Among other moves for next year:

Revamp the site for the AFL/AFLW seasons in the new year. I mean, yes, it worked out for 2017, but I’m kind of bad about leaving things alone. Besides the whole “rating footy teams” part, I’m into this thing as much for developing new visualisations and designs. Basically I’m experimenting on all that in public. Some people have weird hobbies and this is mine.

Something else I will try and do is also provide CSV output of my tips and ratings into a set format so it’s easier for others to scrape and utilise rather than break everything whenever I mess around with the “look and feel”.

I consider the basic GRAFT system to be pretty much settled, for all its faults and limitations. That’s tied up with the basic philosophy that it takes into account only results and venues, however. It is what it is.

Which is not to say that I won’t have new things on the go, including other systems based off it or on completely different principles, but at the end of several years of development and refinement, the core is done. I do want to publish the basic algorithm (it really is absurdly simple) and some associated tools for others to examine and rip to shreds, but I am a horrible coder so there’s a bit of cleaning up to do before that happens.

Having said that, the main thrust of development is the projection system. I intend to overhaul the system that I use to work out my probabilities and eliminate some of the more egregious fudges. I’ll have more detail here during analysis and development, but the first aim is to move on from the “close enough is good enough” normal distribution that I have used up to this point.

As far as AFL projections go, I will probably stick to a continuous distribution. There’s a few that might fit the bill, but that’s yet to be figured out. Maybe gamma, maybe logistic. There’s a lot of number crunching to be done for that but I’m going for something that starts at zero and follows the historical curve, has some amount of covariance between the two teams, and of course it’ll need to correlate nicely with the GRAFT ratings.

Another objective with the AFL section is to flesh out history sections for the league in general and also under each club page.

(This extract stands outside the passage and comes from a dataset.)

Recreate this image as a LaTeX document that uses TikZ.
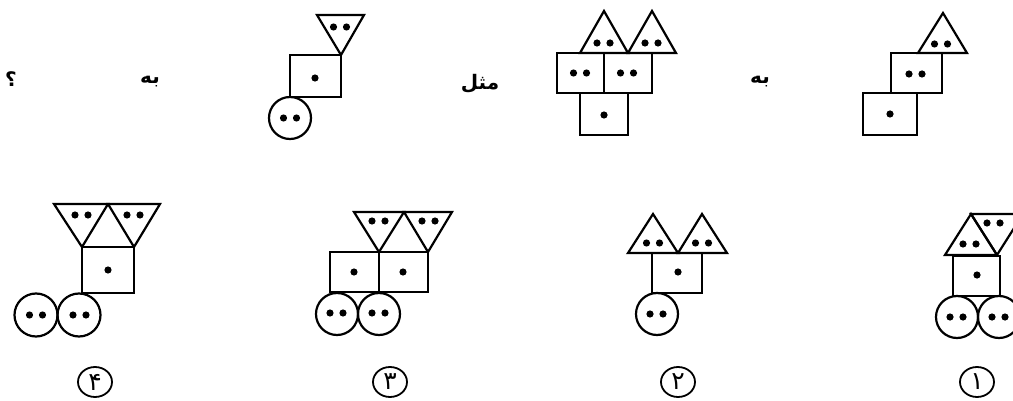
\documentclass[tikz,border=0pt]{standalone}
\usepackage{fontspec}
\usetikzlibrary{shapes.geometric}
\newfontfamily\arabicfont[Script=Arabic]{DejaVu Sans}
\TeXXeTstate=1
\newcommand\blackdot[2]{\fill[dotfill] (#1,#2) circle[radius=3.6pt];}
\newcommand\twodots[2]{\fill[dotfill] (#1,#2) ++(-6.5,0) circle[radius=3.6pt] ++(13,0) circle[radius=3.6pt];}
\begin{document}
\begin{tikzpicture}[x=1pt,y=-1pt,
  shp/.style={draw=black,line width=2.2pt,line join=miter},
  dotfill/.style={fill=black},
  txt/.style={inner sep=0pt,font=\arabicfont\bfseries\fontsize{20}{22}\selectfont},
  numlabel/.style={draw=black,line width=1.8pt,ellipse,minimum width=34pt,minimum height=30pt,inner sep=0pt,font=\arabicfont\fontsize{25}{26}\selectfont}]
\useasboundingbox (0,0) rectangle (1013,401);
\clip (0,0) rectangle (1013,401);
\fill[white] (0,0) rectangle (1013,401);

% ---------- top right figure A ----------
\draw[shp] (918,53) -- (967,53) -- (943,13) -- cycle;
\twodots{941}{44}
\draw[shp] (891,53) rectangle (942,93);
\twodots{915.5}{74}
\draw[shp] (863,93) rectangle (917,135);
\blackdot{890}{114}

\node[txt] (be1) at (760,82) {\beginR به\endR};

% ---------- top middle figure B ----------
\draw[shp] (580,53) -- (628,53) -- (604,11) -- cycle;
\draw[shp] (628,53) -- (676,53) -- (652,11) -- cycle;
\twodots{603.5}{43}
\twodots{651.5}{43}
\draw[shp] (557,53) rectangle (604,93);
\draw[shp] (604,53) rectangle (652,93);
\twodots{580}{73}
\twodots{627}{73}
\draw[shp] (580,93) rectangle (628,135);
\blackdot{604}{115}

\node[txt] (mesl) at (480,84) {\beginR مثل\endR};

% ---------- top left figure C ----------
\draw[shp] (317,15) -- (364,15) -- (341,55) -- cycle;
\twodots{340}{27}
\draw[shp] (290,55) rectangle (341,97);
\blackdot{315}{78}
\draw[shp] (290,118) circle[radius=21pt];
\twodots{290}{118}

\node[txt] (be2) at (150,82) {\beginR به\endR};
\node[txt] (q) at (11,79) {\beginR ؟\endR};

% ---------- option 4 ----------
\draw[shp] (54,204) -- (108,204) -- (82,247) -- cycle;
\draw[shp] (108,204) -- (160,204) -- (134,247) -- cycle;
\twodots{81.5}{215}
\twodots{133.5}{215}
\draw[shp] (82,247) rectangle (134,293);
\blackdot{108}{270}
\draw[shp] (36,315) circle[radius=21.5pt];
\draw[shp] (79,315) circle[radius=21.5pt];
\twodots{36}{315}
\twodots{79.5}{315}
\node[numlabel] (o4) at (95,382) {۴};

% ---------- option 3 ----------
\draw[shp] (354,212) -- (404,212) -- (379,252) -- cycle;
\draw[shp] (404,212) -- (452,212) -- (428,252) -- cycle;
\twodots{378.5}{221}
\twodots{428.5}{221}
\draw[shp] (330,252) rectangle (379,292);
\draw[shp] (379,252) rectangle (428,292);
\blackdot{354}{272}
\blackdot{403}{272}
\draw[shp] (337,314) circle[radius=21pt];
\draw[shp] (379,314) circle[radius=21pt];
\twodots{336.5}{313}
\twodots{378.5}{313}
\node[numlabel] (o3) at (390,382) {۳};

% ---------- option 2 ----------
\draw[shp] (628,253) -- (678,253) -- (653,214) -- cycle;
\draw[shp] (678,253) -- (727,253) -- (702,214) -- cycle;
\twodots{653}{243}
\twodots{702}{243}
\draw[shp] (652,253) rectangle (702,293);
\blackdot{678}{272}
\draw[shp] (657,314) circle[radius=21pt];
\twodots{656.5}{314}
\node[numlabel] (o2) at (678,382) {۲};

% ---------- option 1 ----------
\draw[shp] (945,255) -- (997,255) -- (971,214) -- cycle;
\draw[shp] (971,214) -- (1023,214) -- (997,255) -- cycle;
\twodots{969.5}{244}
\twodots{993.5}{223}
\draw[shp] (953,256) rectangle (1000,296);
\blackdot{977}{275}
\draw[shp] (957,317) circle[radius=21pt];
\draw[shp] (999,317) circle[radius=21pt];
\twodots{956.5}{317}
\twodots{998.5}{317}
\node[numlabel] (o1) at (977,382) {۱};
\end{tikzpicture}
\end{document}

Not quite sure how to present all that, I probably won’t go all AFL Tables on you because, well, we already have AFL Tables, but having the ratings into a historical context would be interesting. Again, that’s a thing that will develop over time.

Aside from all the AFL stuff, there’s also the intention to¬† branch that other winter game – since I do want to have a more general view to the site. There’s a few things to work out how to tackle the NRL ratings, but I think some kind of hybrid approach will be needed there. Historical data is a little harder to find and organise so that’ll be the first thing to sort out. Of course this means I will might actually have to get enthusiastic about League again, which has been a struggle since it tried to go Super.

Of course in taking a more general approach across the sports, I have to sort out this shiny new site so people don’t get lost around here. Getting into the web dev side is pretty interesting; I’m using Bootstrap 4 as the basis for now since it’s reasonably easy to set things up so it doesn’t look too broken in small screens.

Aside from the framework, when it comes to generating the website pages, I’m committed to using all sorts of spaghetti code that I have trouble comprehending when I look it again after a break. Well, as I said, horrible coder. I probably do all sorts of things would make seasoned pros scream. “What’s unit testing, Precious?”

Fortunately it’s not my day gig, and I’m not looking for one.

Anyway, that’s what’s on the whiteboard for the next few months. In the next week or two I will have a poke at the 2018 AFL fixture and see how that stacks up and then announce my usual anodyne opinions about how nothing really matters anyway and thank buggery they haven’t inflicted us with 17/5 just yet. Bet you’re looking forward to that.